Semula saya tidak tahu hadiah apa yang diserahkan itu. Bungkusnya amat kecil. Tentu saya bertanya apa gerangan isinya. Seperti sudah saya kemukakan berkali-kali saya tidak mau menerima oleh-oleh yang berharga. Ketika saya tahu isinya mutiara, saya harus bertanya berapa harga oleh-oleh itu di toko. Mula-mula karyawan tersebut tidak mau membuka. Saya terus mendesak. “Kalau Anda tidak mau mengatakan berapa harganya, saya tidak akan mau menerima ini,” kata saya.
Akhirnya saya tahu harga mutiara itu Rp 2 juta. Saat itu juga saya kirim SMS ke staff di Jakarta yang selama ini juga memegang uang pribadi saya. “Kirimkan uang Rp 2,5 juta,” kata saya. Maklum saya jarang membawa uang lebih dari Rp 500 ribu. Pengiriman uang itu juga saya beritahukan ke atasan mereka yang lebih tinggi agar lain kali tidak perlu menyiapkan oleh-oleh semacam itu.
Saya memang dalam kesulitan setiap menghadapi keadaan seperti ini. Saya tahu bahwa maksud pemberian itu mungkin untuk menghormati. Atau merasa tidak enak kalau tidak memberi oleh-oleh. Saya sebenarnya juga bisa merasakan ketulusan di situ. Namun saya harus bersikap untuk jangan menyulitkan teman-teman di daerah. Karena itu saya tidak bisa menolak hadiah seperti itu begitu saja. Kalau saya tolak saya tahu hal itu akan lebih menyulitkan. Sebab hadiah itu sudah terlanjur dibeli. Tentu tidak bisa dikembalikan ke toko. Maka lebih baik saya terima dengan senang hati, lalu saya kirim uang pribadi sebagai gantinya.

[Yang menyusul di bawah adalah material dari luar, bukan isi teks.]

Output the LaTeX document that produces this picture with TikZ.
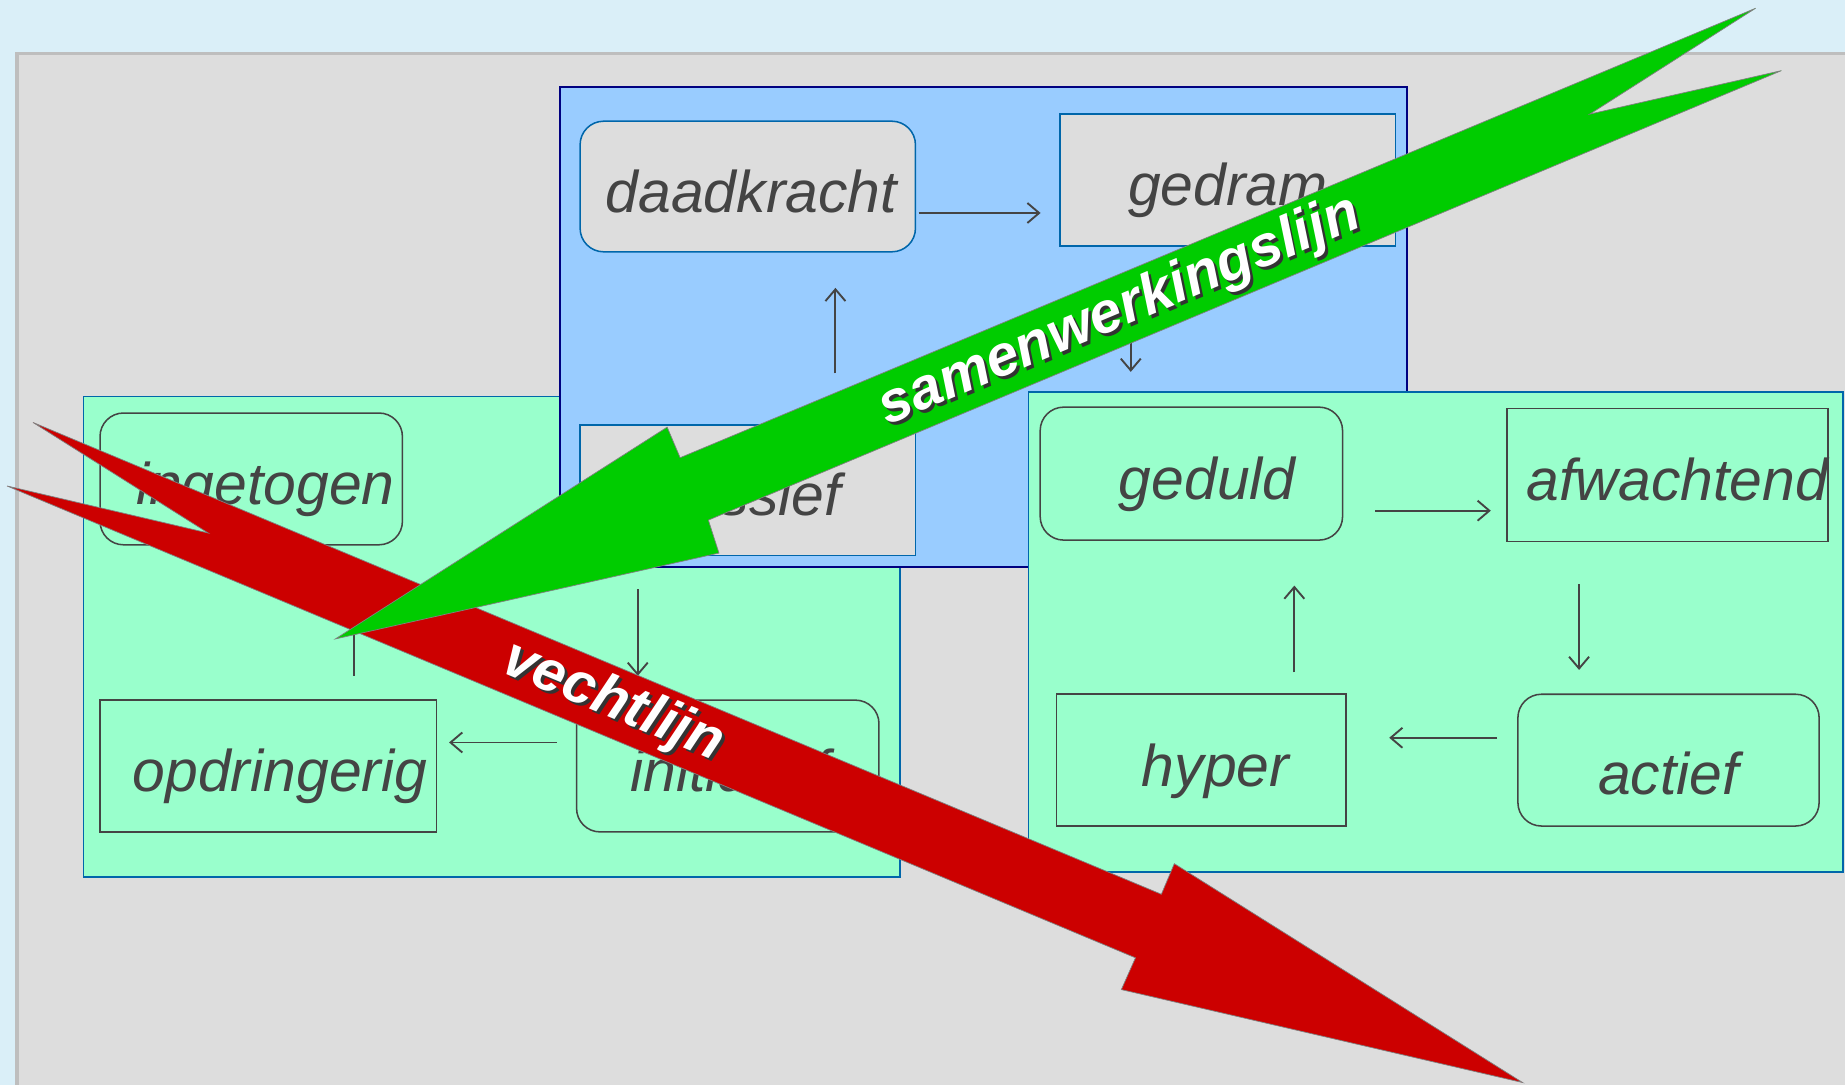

Beberapa kali saya melakukan hal seperti ini di beberapa daerah. Maafkan. Termasuk ketika saya menerima pakaian daerah, namun saya lihat harganya mahal. Saya langsung memberi uang sebagai gantinya agar pimpinan di unit tidak mengeluarkan uang perusahaan untuk membeli hal-hal seperti itu.
Saya bersyukur bahwa kini umumnya tidak ada lagi teman di daerah yang menyiapkan oleh-oleh. Tinggal satu-dua saja yang bisa sayaatasi dengan memberikan uang penggantinya.
Tentu tidak semua oleh-oleh saya tolak. Saya menerima dengan senang hati oleh-oleh seperti yang diberikan teman-teman di Jayapura ini: ubi talas dan pisang rebus. Atau oleh-oleh dari teman-teman PLN Kupang, NTT: jagung dan singkong rebus. Talas Papua maupun jagung NTT adalah salah satu makanan yang terlezat yang pernah say a makan. Apalagi semua itu bisa dimakan ramai-ramai di dalam penerbangan yang panjang kembali ke Jakarta.